Le ministre belge des Affaires étrangères, Louis Michel, qui préside le conseil des ministres de l'Union européenne, a appelé dimanche Israël à ne pas «entraver» la visite du chef palestinien. Les journaux du Golfe dénoncent la «stratégie d’humiliation» menée par Israël. Par son interdit, écrit ainsi le quotidien émirati Al-Khaleej, «Israël punit non seulement Arafat (...), mais tous les Palestiniens».
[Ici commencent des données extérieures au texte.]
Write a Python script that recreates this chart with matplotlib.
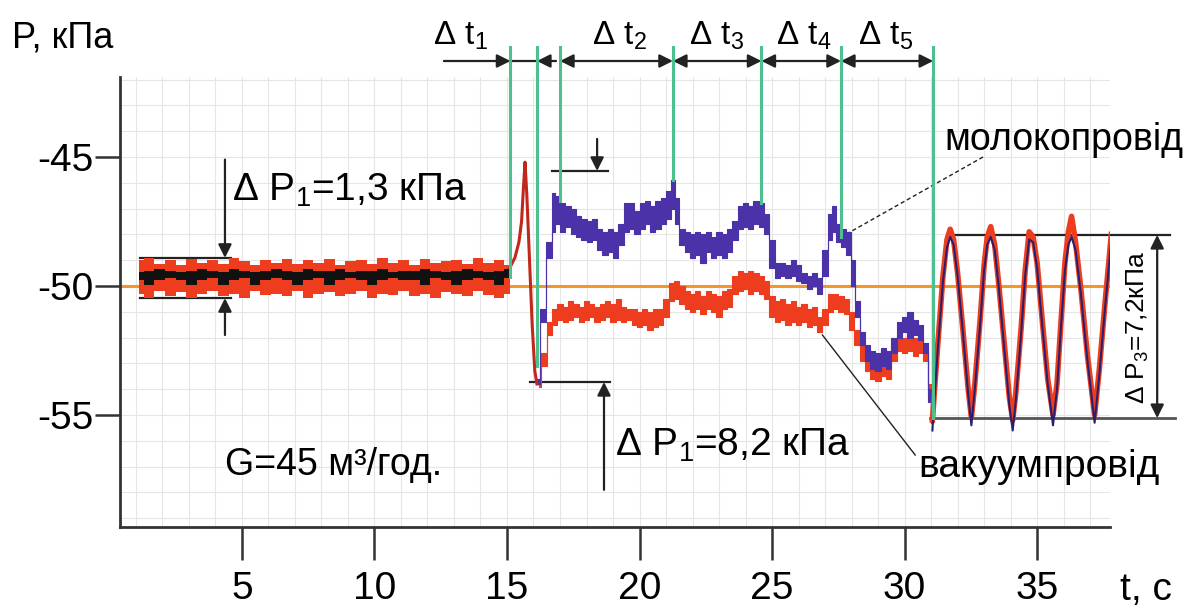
import matplotlib
matplotlib.use('Agg')
import matplotlib.pyplot as plt
import numpy as np

plt.rcParams['font.family'] = ['Liberation Sans', 'DejaVu Sans']
plt.rcParams['mathtext.default'] = 'regular'
plt.rcParams['axes.unicode_minus'] = False

# ---- data ----
# steady part, 1..15 s
t1 = [1.1, 1.5, 1.9, 2.3, 2.7, 3.1, 3.5, 3.9, 4.3, 4.7, 5.1, 5.5, 5.9, 6.3, 6.7, 7.1, 7.5, 7.9,
      8.3, 8.7, 9.1, 9.5, 9.9, 10.3, 10.7, 11.1, 11.5, 11.9, 12.3, 12.7, 13.1, 13.5, 13.9, 14.3, 14.7, 15.1]
red1_hi = [-49.0, -48.9, -49.15, -49.0, -49.2, -48.95, -49.1, -49.0, -49.15, -48.9, -49.05, -49.2, -49.0,
           -49.1, -48.95, -49.15, -49.0, -49.1, -48.95, -49.2, -49.05, -49.0, -49.15, -48.9, -49.1, -49.0,
           -49.2, -48.95, -49.1, -49.05, -49.0, -49.15, -48.9, -49.1, -49.0, -49.2]
red1_lo = [-50.3, -50.45, -50.2, -50.4, -50.25, -50.45, -50.3, -50.2, -50.4, -50.3, -50.45, -50.2,
           -50.35, -50.3, -50.4, -50.2, -50.45, -50.3, -50.25, -50.4, -50.3, -50.2, -50.45, -50.3,
           -50.35, -50.2, -50.4, -50.3, -50.45, -50.25, -50.3, -50.4, -50.2, -50.35, -50.45, -50.3]
blk1_hi = [-49.45, -49.4, -49.35, -49.4, -49.45, -49.4, -49.35, -49.4, -49.45, -49.35, -49.4, -49.45,
           -49.4, -49.35, -49.4, -49.45, -49.35, -49.4, -49.4, -49.35, -49.45, -49.4, -49.4, -49.35,
           -49.45, -49.4, -49.4, -49.35, -49.4, -49.45, -49.4, -49.35, -49.4, -49.45, -49.4, -49.35]
blk1_lo = [-49.75, -49.95, -49.75, -49.7, -49.75, -49.95, -49.75, -49.7, -49.95, -49.75, -49.7, -49.95,
           -49.75, -49.7, -49.75, -49.95, -49.75, -49.7, -49.95, -49.75, -49.7, -49.75, -49.95, -49.75,
           -49.7, -49.75, -49.75, -49.95, -49.7, -49.75, -49.95, -49.75, -49.7, -49.75, -49.95, -49.7]

# common spike at the switch
t_sw = [15.1, 15.3, 15.45, 15.55, 15.62, 15.68, 15.75, 15.85, 15.95, 16.05, 16.13]
p_sw = [-49.3, -48.9, -48.3, -47.5, -46.2, -45.2, -46.5, -49.0, -51.5, -53.3, -53.8]

# milk line (blue)
tb = [16.13, 16.36, 16.62, 16.75, 16.9, 17.1, 17.3, 17.5, 17.7, 17.9, 18.1, 18.3, 18.5, 18.7, 18.9,
      19.1, 19.3, 19.5, 19.7, 19.9, 20.1, 20.3, 20.5, 20.7, 20.9, 21.1, 21.25, 21.4, 21.6, 21.8, 22.0,
      22.2, 22.4, 22.6, 22.8, 23.0, 23.2, 23.4, 23.6, 23.8, 24.0, 24.2, 24.4, 24.6, 24.8, 25.0, 25.2,
      25.4, 25.6, 25.8, 26.0, 26.2, 26.4, 26.6, 26.8, 27.0, 27.2, 27.35, 27.5, 27.7, 27.9, 28.05, 28.2,
      28.4, 28.6, 28.8, 29.0, 29.2, 29.4, 29.6, 29.8, 30.0, 30.2, 30.4, 30.6, 30.8, 30.95, 31.05]
blue_lo = [-53.8, -51.4, -48.9, -47.9, -47.6, -47.9, -47.7, -48.0, -48.1, -48.2, -48.3, -48.2, -48.6,
           -48.8, -48.7, -48.9, -48.4, -47.9, -47.8, -48.0, -47.8, -47.6, -47.9, -47.8, -47.6, -47.4,
           -47.0, -47.6, -48.4, -48.7, -48.9, -48.8, -49.1, -48.7, -48.9, -48.8, -48.9, -48.7, -48.2,
           -47.8, -47.7, -47.8, -47.6, -47.7, -48.0, -49.3, -49.7, -49.6, -49.7, -49.6, -49.8, -49.9,
           -50.1, -50.0, -50.3, -49.6, -48.2, -47.9, -48.3, -48.5, -48.8, -50.0, -51.2, -52.3, -52.9,
           -53.2, -53.3, -53.1, -53.2, -52.6, -52.0, -51.8, -52.0, -51.9, -52.1, -52.6, -54.5, -55.3]
blue_hi = [-53.6, -50.9, -48.3, -46.4, -46.5, -46.8, -46.9, -47.0, -47.3, -47.4, -47.5, -47.4, -47.8,
           -47.9, -47.8, -47.9, -47.6, -46.8, -46.8, -47.1, -46.8, -46.7, -46.9, -46.7, -46.6, -46.3,
           -45.9, -46.6, -47.8, -47.9, -48.0, -47.9, -48.0, -47.9, -48.1, -47.9, -48.0, -47.8, -47.5,
           -46.9, -46.8, -46.9, -46.7, -46.8, -47.2, -48.2, -49.1, -49.1, -49.2, -49.0, -49.2, -49.5,
           -49.6, -49.5, -49.7, -48.6, -47.2, -46.9, -47.6, -47.8, -47.9, -49.0, -50.6, -51.8, -52.3,
           -52.5, -52.6, -52.4, -52.5, -52.0, -51.4, -51.2, -51.0, -51.3, -51.5, -52.2, -54.0, -55.0]

# vacuum line (red)
tr = [16.2, 16.4, 16.6, 16.8, 17.0, 17.2, 17.4, 17.6, 17.8, 18.0, 18.2, 18.4, 18.6, 18.8, 19.0, 19.2,
      19.4, 19.6, 19.8, 20.0, 20.2, 20.4, 20.6, 20.8, 21.0, 21.2, 21.4, 21.6, 21.8, 22.0, 22.2, 22.4,
      22.6, 22.8, 23.0, 23.2, 23.4, 23.6, 23.8, 24.0, 24.2, 24.4, 24.6, 24.8, 25.0, 25.2, 25.4, 25.6,
      25.8, 26.0, 26.2, 26.4, 26.6, 26.8, 27.0, 27.2, 27.4, 27.6, 27.8, 28.0, 28.2, 28.4, 28.6, 28.8,
      29.0, 29.2, 29.4, 29.6, 29.8, 30.0, 30.2, 30.4, 30.6, 30.8, 30.95, 31.1]
red_lo = [-53.9, -53.1, -51.9, -51.5, -51.3, -51.4, -51.3, -51.2, -51.4, -51.3, -51.2, -51.4, -51.3,
          -51.2, -51.4, -51.3, -51.4, -51.3, -51.5, -51.6, -51.5, -51.7, -51.6, -51.5, -51.2, -50.6,
          -50.5, -50.7, -50.9, -51.0, -50.9, -51.1, -50.9, -51.0, -51.2, -50.9, -50.8, -50.3, -50.2,
          -50.1, -50.3, -50.2, -50.3, -50.5, -51.2, -51.4, -51.3, -51.5, -51.4, -51.5, -51.4, -51.6,
          -51.5, -51.8, -51.5, -51.0, -50.9, -51.0, -51.1, -51.7, -52.3, -52.9, -53.3, -53.6, -53.7,
          -53.5, -53.6, -52.9, -52.5, -52.6, -52.5, -52.7, -52.6, -52.9, -54.2, -55.2]
red_hi = [-53.6, -52.6, -51.4, -50.9, -50.7, -50.8, -50.6, -50.7, -50.8, -50.6, -50.7, -50.8, -50.7,
          -50.6, -50.7, -50.5, -50.8, -50.9, -50.9, -51.0, -50.9, -51.0, -50.9, -50.9, -50.5, -49.9,
          -49.8, -50.0, -50.2, -50.3, -50.2, -50.4, -50.2, -50.3, -50.4, -50.2, -50.1, -49.6, -49.4,
          -49.5, -49.4, -49.5, -49.6, -49.8, -50.4, -50.6, -50.5, -50.7, -50.6, -50.8, -50.7, -50.9,
          -50.8, -51.2, -50.9, -50.3, -50.3, -50.4, -50.5, -51.0, -51.7, -52.3, -52.7, -52.8, -52.9,
          -52.8, -52.9, -52.3, -51.9, -52.0, -51.9, -52.0, -52.0, -52.4, -53.8, -54.9]

# pulsation part, 31..38 s
ts = [31.05, 31.25, 31.45, 31.6, 31.72, 31.85, 32.0, 32.2, 32.4, 32.52, 32.65, 32.85, 33.0, 33.12,
      33.25, 33.4, 33.55, 33.75, 33.95, 34.08, 34.2, 34.4, 34.55, 34.7, 34.85, 35.0, 35.2, 35.4, 35.6,
      35.75, 35.9, 36.05, 36.18, 36.3, 36.45, 36.65, 36.9, 37.17, 37.35, 37.55, 37.8]
blue_s = [-55.6, -52.5, -49.8, -48.5, -48.1, -48.4, -49.6, -51.8, -54.2, -55.4, -54.0, -51.5, -49.4,
          -48.4, -48.1, -48.6, -50.0, -52.3, -54.6, -55.6, -54.4, -51.8, -49.6, -48.2, -48.3, -49.3,
          -51.6, -53.8, -55.4, -54.0, -51.6, -49.4, -48.4, -48.1, -48.6, -50.3, -52.9, -55.3, -53.4,
          -51.0, -48.2]
red_s = [-55.2, -52.3, -49.6, -48.2, -47.8, -48.2, -49.5, -51.7, -54.0, -55.1, -53.8, -51.3, -49.2,
         -48.1, -47.7, -48.4, -49.9, -52.1, -54.3, -55.2, -54.1, -51.6, -49.4, -47.9, -48.1, -49.1,
         -51.4, -53.6, -55.0, -53.8, -51.4, -49.1, -47.9, -47.3, -48.3, -50.1, -52.7, -55.0, -53.2,
         -50.8, -48.0]

# interval borders (green) and where each one stops on the curve
t_bounds = [15.13, 16.13, 17.0, 21.26, 24.6, 27.6, 31.08]
p_bounds = [-49.65, -53.1, -46.7, -45.9, -46.8, -48.1, -55.1]
dt_labels = ['Δ $t_1$', 'Δ $t_2$', 'Δ $t_3$', 'Δ $t_4$', 'Δ $t_5$']
dt_label_t = [13.26, 19.26, 22.9, 26.2, 29.3]

xticks = [5, 10, 15, 20, 25, 30, 35]
yticks = [-45, -50, -55]

blue = '#4b32a8'
red = '#ee3d1e'
green = '#4cc08f'
orange = '#f5962a'
dark = '#222222'

fig = plt.figure(figsize=(11.94, 6.10), dpi=100)
ax = fig.add_axes([120 / 1194, 83 / 610, 990 / 1194, 450 / 610])
ax.set_xlim(0.4, 37.75)
ax.set_ylim(-59.34, -41.9)

# grid
ax.set_xticks(np.arange(1, 38), minor=True)
ax.set_yticks(np.arange(-59, -41), minor=True)
ax.grid(which='both', color='#e6e6e6', lw=0.8)
ax.set_axisbelow(True)
ax.tick_params(which='minor', length=0)

ax.set_xticks(xticks)
ax.set_yticks(yticks)
ax.set_xticklabels([str(v) for v in xticks], fontsize=28)
ax.set_yticklabels([str(v) for v in yticks], fontsize=28)
ax.tick_params(axis='y', which='major', length=18, width=1.8, color='#333333', pad=1)
ax.tick_params(axis='x', which='major', length=24, width=1.8, color='#333333', pad=8)
for s in ['top', 'right']:
    ax.spines[s].set_visible(False)
for s in ['left', 'bottom']:
    ax.spines[s].set_linewidth(2)
    ax.spines[s].set_color('#333333')

# reference level
ax.axhline(-50, xmin=0, xmax=1, color=orange, lw=2.2, zorder=2)

# steady part
ax.fill_between(t1, red1_lo, red1_hi, step='mid', color=red, lw=0, zorder=3)
ax.fill_between(t1, blk1_lo, blk1_hi, step='mid', color='#111111', lw=0, zorder=4)

# transients
ax.fill_between(tr, red_lo, red_hi, step='mid', color=red, lw=0.8, edgecolor=red, zorder=3)
ax.fill_between(tb, blue_lo, blue_hi, step='mid', color=blue, lw=0.8, edgecolor=blue, zorder=4)
ax.plot(t_sw, p_sw, color='#c0281c', lw=2.2, zorder=5)

# pulsation part
ax.plot(ts, red_s, color=red, lw=4, zorder=4)
ax.plot(ts, blue_s, color='#2a1f6e', lw=1.5, zorder=5)

# green borders with the interval arrows
for t, p in zip(t_bounds, p_bounds):
    ax.plot([t, t], [p, -40.74], color=green, lw=2.2, clip_on=False, zorder=6)

arr = dict(arrowstyle='-|>', color=dark, lw=1.6, mutation_scale=20, shrinkA=0, shrinkB=0)
arr2 = dict(arrowstyle='<|-|>', color=dark, lw=1.6, mutation_scale=20, shrinkA=0, shrinkB=0)
ya = -41.28
ax.annotate('', xy=(t_bounds[0], ya), xytext=(12.62, ya), arrowprops=arr, annotation_clip=False)
ax.plot([t_bounds[0], t_bounds[1]], [ya, ya], color=dark, lw=1.6, clip_on=False)
ax.annotate('', xy=(t_bounds[1], ya), xytext=(16.85, ya), arrowprops=arr, annotation_clip=False)
for a, b in zip(t_bounds[2:-1], t_bounds[3:]):
    ax.annotate('', xy=(b, ya), xytext=(a, ya), arrowprops=arr2, annotation_clip=False)
for lab, t in zip(dt_labels, dt_label_t):
    ax.text(t, -40.3, lab, fontsize=24, ha='center', va='center', clip_on=False)

# dP1 = 1,3 kPa
ax.plot([1.15, 4.6], [-48.91, -48.91], color=dark, lw=1.6)
ax.plot([1.15, 4.6], [-50.47, -50.47], color=dark, lw=1.6)
ax.annotate('', xy=(4.36, -48.91), xytext=(4.36, -45.1), arrowprops=arr)
ax.annotate('', xy=(4.36, -50.47), xytext=(4.36, -51.9), arrowprops=arr)
ax.text(4.62, -46.3, 'Δ $P_1$=1,3 кПа', fontsize=28, va='center')

# dP1 = 8,2 kPa
ax.plot([16.7, 18.8], [-45.54, -45.54], color=dark, lw=1.6)
ax.annotate('', xy=(18.4, -45.54), xytext=(18.4, -44.3), arrowprops=arr)
ax.plot([15.87, 18.9], [-53.72, -53.72], color=dark, lw=1.6)
ax.annotate('', xy=(18.66, -53.72), xytext=(18.66, -57.9), arrowprops=arr)
ax.text(19.07, -56.16, 'Δ $P_1$=8,2 кПа', fontsize=28, va='center')

ax.text(4.36, -56.94, 'G=45 м³/год.', fontsize=27, va='center')

# dP3 = 7,2 kPa
ax.plot([31.7, 40.0], [-48.02, -48.02], color=dark, lw=1.6, clip_on=False)
ax.plot([30.96, 40.2], [-55.12, -55.12], color='#555555', lw=2, clip_on=False)
ax.annotate('', xy=(39.53, -55.12), xytext=(39.53, -48.02), arrowprops=arr2, annotation_clip=False)
ax.text(38.8, -51.6, 'Δ $P_3$=7,2кПа', fontsize=19, rotation=90, ha='center', va='center', clip_on=False)

# curve names
ax.plot([32.96, 27.75], [-45.0, -48.02], color=dark, lw=1, ls=(0, (3, 2)), clip_on=False)
ax.text(31.5, -44.34, 'молокопровід', fontsize=27, va='center', clip_on=False)
ax.plot([26.9, 30.4], [-51.9, -56.55], color=dark, lw=1, clip_on=False)
ax.text(30.5, -57.0, 'вакуумпровід', fontsize=28, va='center', clip_on=False)

# axis names
fig.text(12 / 1194, 1 - 38 / 610, 'P, кПа', fontsize=26, va='center')
ax.text(39.1, -61.8, 't, c', fontsize=28, ha='center', va='center', clip_on=False)

fig.savefig('out.png', dpi=100)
«Qu’il y aille et qu’il prie»

Au sein même du gouvernement israélien, les divisions se sont creusées. Lors du vote de la décision, dimanche matin, celle-ci n’a été acquise qu’à huit voix contre six. Parmi les opposants, deux ministres travaillistes, celui de la Défense Benjamin Ben Eliezer et celui des Affaires étrangères Shimon Peres. Même le ministre des Finances, Silvan Chalom, pourtant membre du Likoud d’Ariel Sharon s'est opposé à cette décision.
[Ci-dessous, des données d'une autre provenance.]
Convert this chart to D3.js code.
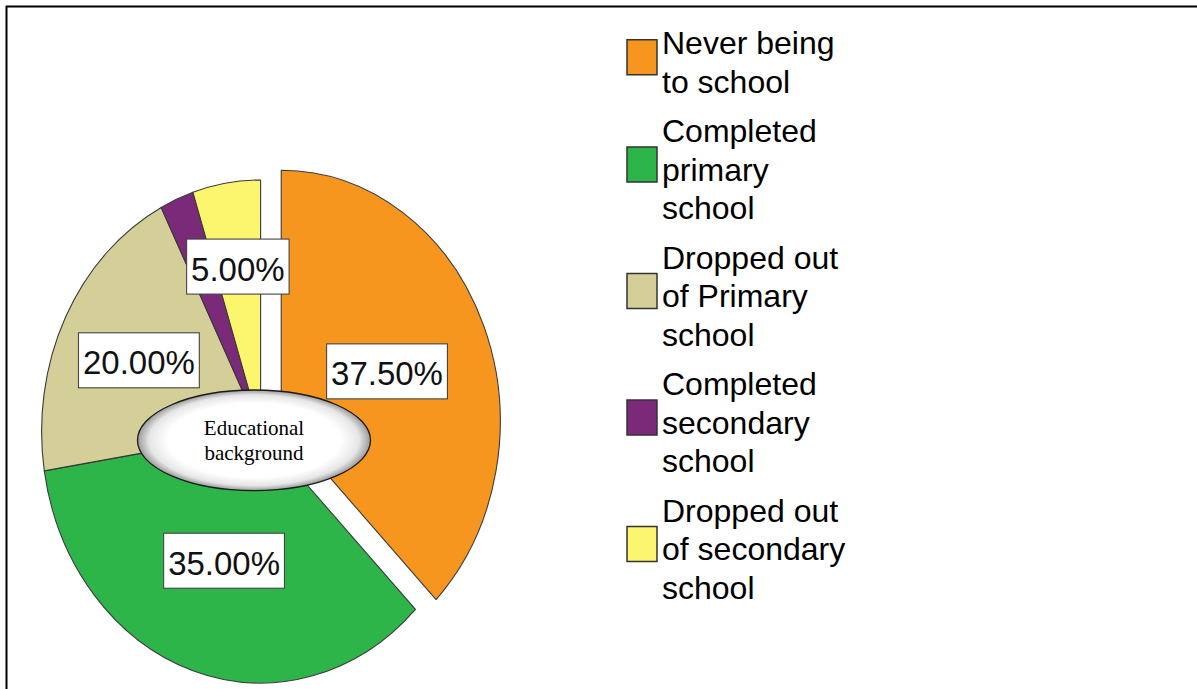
<!DOCTYPE html>
<html>
<head>
<meta charset="utf-8">
<script src="https://cdn.jsdelivr.net/npm/d3@7/dist/d3.min.js"></script>
<style>
  html, body { margin: 0; padding: 0; background: #fff; }
  svg { display: block; }
</style>
</head>
<body>
<svg id="chart" width="1197" height="689"></svg>
<script>
// Educational background of respondents (percent of total)
const categories = [
  "Never being to school",
  "Completed primary school",
  "Dropped out of Primary school",
  "Completed secondary school",
  "Dropped out of secondary school"
];
const legendLines = [
  ["Never being", "to school"],
  ["Completed", "primary", "school"],
  ["Dropped out", "of Primary", "school"],
  ["Completed", "secondary", "school"],
  ["Dropped out", "of secondary", "school"]
];
const percentages = [37.5, 35.0, 20.0, 2.5, 5.0];
const sliceColors = ["#f7961f", "#2eb54a", "#d4cf98", "#7b2a79", "#fbf66e"];
const explodedSlices = [true, false, false, false, false];
const centerTitle = ["Educational", "background"];

const svg = d3.select("#chart");

// frame (top and left rules)
svg.append("path")
  .attr("d", "M6.5,689 V6.5 H1197")
  .attr("fill", "none")
  .attr("stroke", "#000")
  .attr("stroke-width", 2);

// ---- pie (drawn on a unit circle, stretched into an ellipse) ----
const cx = 260.6, cy = 431.5, rx = 219, ry = 251.5;
const R = 100;
const sx = rx / R, sy = ry / R;
const explodeFrac = 0.102;

const pie = d3.pie().sort(null).value(d => d.value)
  .startAngle(0).endAngle(2 * Math.PI);
const arc = d3.arc().innerRadius(0).outerRadius(R);

const data = categories.map((c, i) => ({
  name: c, value: percentages[i], color: sliceColors[i], exploded: explodedSlices[i]
}));
const arcs = pie(data);

const pieG = svg.append("g")
  .attr("transform", `translate(${cx},${cy}) scale(${sx},${sy})`);

function offsetOf(a) {
  if (!a.data.exploded) return [0, 0];
  const mid = (a.startAngle + a.endAngle) / 2;
  return [explodeFrac * R * Math.sin(mid), -explodeFrac * R * Math.cos(mid)];
}

pieG.selectAll("path.slice")
  .data(arcs)
  .join("path")
  .attr("class", "slice")
  .attr("d", arc)
  .attr("transform", d => { const o = offsetOf(d); return `translate(${o[0]},${o[1]})`; })
  .attr("fill", d => d.data.color)
  .attr("stroke", "#3a3a3a")
  .attr("stroke-width", 1.1)
  .attr("stroke-linejoin", "round")
  .attr("vector-effect", "non-scaling-stroke");

// ---- value labels at each sector's centroid ----
const labelFont = 34;
const labelG = svg.append("g");
arcs.filter(a => a.data.value >= 3).forEach(a => {
  const half = (a.endAngle - a.startAngle) / 2;
  const mid = (a.startAngle + a.endAngle) / 2;
  const dist = (2 / 3) * R * Math.sin(half) / half;
  const o = offsetOf(a);
  const lx = cx + sx * (dist * Math.sin(mid) + o[0]);
  const ly = cy + sy * (-dist * Math.cos(mid) + o[1]);
  const g = labelG.append("g").attr("transform", `translate(${lx},${ly})`);
  const rect = g.append("rect");
  const t = g.append("text")
    .attr("text-anchor", "middle")
    .attr("y", 14)
    .attr("transform", "scale(0.97,1)")
    .attr("font-family", "Arial, 'Liberation Sans', sans-serif")
    .attr("font-size", labelFont)
    .attr("fill", "#111")
    .text(d3.format(".2f")(a.data.value) + "%");
  const w = t.node().getComputedTextLength() * 0.97 + 9;
  const h = 55;
  rect.attr("x", -w / 2).attr("y", -h / 2).attr("width", w).attr("height", h)
    .attr("fill", "#fff").attr("stroke", "#444").attr("stroke-width", 1.1);
});

// ---- central title bubble ----
const defs = svg.append("defs");
const grad = defs.append("radialGradient").attr("id", "bubbleFill")
  .attr("cx", "50%").attr("cy", "50%").attr("r", "50%");
grad.append("stop").attr("offset", "0%").attr("stop-color", "#ffffff");
grad.append("stop").attr("offset", "74%").attr("stop-color", "#ffffff");
grad.append("stop").attr("offset", "90%").attr("stop-color", "#e6e6e6");
grad.append("stop").attr("offset", "100%").attr("stop-color", "#9a9a9a");

const bub = svg.append("g").attr("transform", "translate(254,440.3)");
bub.append("ellipse")
  .attr("rx", 116.5).attr("ry", 50.3)
  .attr("fill", "url(#bubbleFill)")
  .attr("stroke", "#1a1a1a")
  .attr("stroke-width", 1.3);
bub.selectAll("text")
  .data(centerTitle)
  .join("text")
  .attr("text-anchor", "middle")
  .attr("y", (d, i) => -5 + i * 25)
  .attr("font-family", "'Times New Roman', 'Liberation Serif', serif")
  .attr("font-size", 21)
  .attr("fill", "#000")
  .text(d => d);

// ---- legend ----
const legX = 627, textX = 662;
const lineH = 38.5, entryGap = 49.5;
const legFont = 32;
let base = 54;
const legG = svg.append("g");
legendLines.forEach((lines, i) => {
  const g = legG.append("g");
  const meanBase = base + (lines.length - 1) * lineH / 2;
  g.append("rect")
    .attr("x", legX).attr("y", meanBase - 16 - 17.5)
    .attr("width", 30).attr("height", 35)
    .attr("fill", sliceColors[i])
    .attr("stroke", "#333")
    .attr("stroke-width", 1.5);
  lines.forEach((ln, j) => {
    g.append("text")
      .attr("x", textX).attr("y", base + j * lineH)
      .attr("font-family", "Arial, 'Liberation Sans', sans-serif")
      .attr("font-size", legFont)
      .attr("fill", "#000")
      .text(ln);
  });
  base += (lines.length - 1) * lineH + entryGap;
});
</script>
</body>
</html>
Shimon Peres a senti le parti que pourrait en tirer le chef palestinien. «Je ne tiens pas à ce que le fait que nous empêchions Arafat de se rendre à Bethléem devienne le sujet de conversation de Noël à travers le monde chrétien (...) Qu'il y aille et qu'il prie, qu'il fasse ce qu'il veut faire», a-t-il déclaré à la radio militaire israélienne.

Crainte fondée puisque Yasser Arafat, rompu aux jeux d’influences, n’a pas manqué de s’engouffrer dans la brèche, s’adressant directement à Jean-Paul II par la voix d’un de ses lieutenants. «J'appelle le pape à intervenir pour mettre un terme à cette atteinte à une tradition religieuse (...) Le peuple palestinien est aujourd'hui en colère», a affirmé le secrétaire du gouvernement palestinien, Ahmad Abderrahmane. En réponse, le Vatican a qualifié d'«arbitraire» l'interdiction faite au président palestinien.

Selon la radio publique israélienne, Ariel Sharon exige, pour que Yasser Arafat puisse se rendre à Bethléem, que l'Autorité palestinienne arrête les auteurs et les commanditaires de l'assassinat en octobre de Réhavam Zéevi, un ministre israélien d'extrême droite. Il réclame notamment l’arrestation du chef du Front populaire de libération de la Palestine (FPLP) Ahmad Saadat, qui a revendiqué l’attentat.

«Personne ne pourra m’empêcher de me rendre à Bethléem», a répliqué Yasser Arafat. L'armée israélienne n'excluait pas que le président palestinien cherche à gagner Bethléem par ambulance, par voiture diplomatique, par des chemins de traverse, ou encore qu'il se présente en personne à un barrage routier, sous les caméras de télévision. Le vieux chef palestinien, à la santé défaillante, a affirmé qu'il se rendrait à Bethléem, pourtant distant d’une vingtaine de kilomètres, «même à pied».

En milieu de journée, l’incertitude demeurait sur l’attitude de Yasser Arafat. «Le président palestinien pourrait ne pas être avec nous ce soir à Bethléem», a déploré le patriarche latin de Jérusalem, Mgr Michel Sabbah, qui a été reçu par M. Arafat à Ramallah. Quelle qu’en soit l’issue, l’épreuve de force entre Sharon et Arafat pourait, paradoxalement, remettre en selle celui qu’elle devait désarçonner.